Relevant to the statute of limitations issue the Trust Agreement provides:

This Agreement shall in all respects be construed according to and governed by the laws of the State of Illinois, including but not limited to the laws applicable to the rate of interest in the State of Illinois, except as such laws may be preempted by the laws and regulations of the United States.

Central States argues that this provision contractually binds the parties to Illinois’ ten-year statute of limitations. During the pendency of this appeal a different panel of this court determined that the Trust Agreement’s choice of law provision was inapplicable in another collection proceeding brought by Central States. Robbins v. Iowa Road Builders Co., 828 F.2d 1348, 1352-53 (8th Cir.1987). The Robbins panel concluded that “an action to collect delinquent fund contributions states a federal cause of action_” Id. Therefore, “arguments about the choice of law provision in the trust agreements and conflicts of law principles, arguments which are premised upon diversity jurisdiction, are inapposite,” id. at 1353, and the most analogous statute of limitations from the forum state is applied. Id. The district court’s holding in the present case appears to be foursquare with the decision in Robbins as to the inapplicability of Illinois’ statute of limitations. However, because under either Illinois law or Missouri law a ten-year statute of limitations applies, we need not decide definitively which state’s statute to apply.

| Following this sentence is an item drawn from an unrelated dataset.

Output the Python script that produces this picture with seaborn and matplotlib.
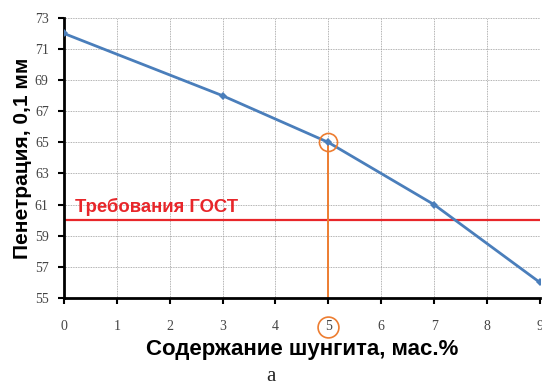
import numpy as np
import pandas as pd
import seaborn as sns
import matplotlib.pyplot as plt

# содержание шунгита, мас.% и пенетрация, 0,1 мм
shungite = [0, 3, 5, 7, 9]
penetration = [72, 68, 65, 61, 56]
gost_limit = 60
chosen = 5

sns.set_theme(style="white")
plt.rcParams["font.family"] = ["Liberation Sans", "DejaVu Sans"]

df = pd.DataFrame({"x": shungite, "y": penetration})

fig = plt.figure(figsize=(5.42, 3.89), dpi=100)
ax = fig.add_axes([0.118, 0.234, 0.878, 0.72])

sns.lineplot(data=df, x="x", y="y", ax=ax, color="#4A7EBB", linewidth=2,
             marker="D", markersize=4.5, markeredgewidth=0, zorder=3)

# требования ГОСТ
ax.axhline(gost_limit, color="#E8262A", linewidth=1.6, zorder=2)
ax.text(0.2, gost_limit + 0.3, "Требования ГОСТ", color="#E8262A",
        fontsize=13.3, fontweight="bold", va="bottom", ha="left")

# выбранная точка
sel_y = penetration[shungite.index(chosen)]
ax.plot([chosen, chosen], [55, sel_y], color="#ED7D31", linewidth=1.4, zorder=2)
ax.plot(chosen, sel_y, marker="o", markersize=13, markerfacecolor="none",
        markeredgecolor="#ED7D31", markeredgewidth=1.2, zorder=4, clip_on=False)

ax.set_xlim(0, 9)
ax.set_ylim(55, 73)
ax.set_xticks(range(0, 10))
ax.set_yticks(range(55, 74, 2))
ax.grid(True, color="#999999", linestyle=(0, (1, 1)), linewidth=0.6)

for s in ["top", "right"]:
    ax.spines[s].set_visible(False)
for s in ["left", "bottom"]:
    ax.spines[s].set_color("black")
    ax.spines[s].set_linewidth(2)

ax.tick_params(axis="both", which="both", direction="out", length=4, width=1.5,
               color="black", labelsize=10, labelcolor="#444444")
ax.tick_params(axis="x", pad=12)
ax.tick_params(axis="y", pad=7)
ax.tick_params(left=True, bottom=True)
for lab in ax.get_xticklabels() + ax.get_yticklabels():
    lab.set_family(["Liberation Serif", "DejaVu Serif"])

# кружок вокруг подписи "5"
ax.plot([chosen], [55 - 1.85], marker="o", markersize=15, markerfacecolor="none",
        markeredgecolor="#ED7D31", markeredgewidth=1.2, clip_on=False)

ax.set_xlabel("Содержание шунгита, мас.%", fontsize=16, fontweight="bold",
              color="black", labelpad=4)
ax.set_ylabel("Пенетрация, 0,1 мм", fontsize=15, fontweight="bold",
              color="black", labelpad=2)

fig.text(0.5, 0.02, "а", fontsize=15, ha="center",
         family=["Liberation Serif", "DejaVu Serif"])

fig.savefig("out.png", dpi=100)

“An action upon any writing ... for the payment of money or property” shall be commenced within ten years. Mo.Ann. Stat. § 516.110(1) (Vernon 1952). All other actions upon contracts are to be commenced within five years. Mo.Ann.Stat. § 516.120(1) (Vernon 1952). Central States has previously litigated this issue in the Missouri district courts, both times resulting in the application of the five-year statute of limitations. Central States, Southeast & Southwest Areas Pension Fund v. Aalco Express Co., 592 F.Supp. 664, 666 (E.D.Mo.1984); Robbins v. Newman, 481 F.Supp. 1241, 1243 (E.D.Mo.1979) (hereafter Newman). Central States is of little *1240analytic value m the present case because there Central States admitted the applicability of § 516.120(1) and the gravamen of the decision was the effect of the choice of law provision in the Trust Agreement. 592 F.Supp. at 666.

The applicability of the reasoning in Newman is more troublesome. Fortunately, the Missouri Court of Appeals has recently addressed the distinction between the two statutes.

It is the evolved principle of our decisions that, in order for the ten-year limitations period of § 516.110 to appertain, the writing must be not only for the payment of money, but also must contain a “promise to pay money....” Once that obligation is found from the writing, the exact amount to be paid or other detail of the obligation may be shown by extrinsic evidence — but not the promise itself.

Superintendent of Insurance of New York v. Livestock Market Insurance Agency, Inc., 709 S.W.2d 897, 900 (Mo.Ct.App.1986) (emphasis in the original) (citation omitted). In Newman the individual defendants’ liability was at issue; thus the promise to pay money required proof through extrinsic facts. Newman, 481 F.Supp. at 1243; see Superintendent of Insurance of New York, 709 S.W.2d at 900 (“Thus, although in [Martin v.] Potashnick [, 358 Mo. 833, 217 S.W.2d 379 (1949) ], there was a writing — an open account — that some indebtedness existed, that the debt was due and payable was determinable only by extrinsic evidence, and hence the contract was not a promise to pay money within § 516.110.”) This case, however, is distinguishable from Newman. King Dodge does not deny its liability (apart from the statute of limitations defense) to pay Central States under the Trust Agreement. King Dodge asserts in its brief that because extrinsic evidence (i.e., the number of employees) is necessary to calculate the total debt due that § 516.110(1) does not apply. As we have seen, however, extrinsic evidence may be used to prove the exact amount owing. Superintendent of Insurance of New York, 709 S.W.2d at 900. ‘[T]he essence of a promise to pay money is that it is an acknowledgment of an indebtedness, an admission of a debt due and unpaid.’Id. (quoting Potashnick, 358 Mo. at -, 217 S.W.2d at 381) (emphasis by the court). Because King Dodge’s promise is contained within the four corners of the writing, § 516.110(1) is the applicable statute of limitations if Missouri law applies.

Since under either Missouri or Illinois law a ten-year period of limitations applies, the decision of the district court is reversed and the cause is remanded for application of a ten-year statute of limitations and for further proceedings not inconsistent with this opinion.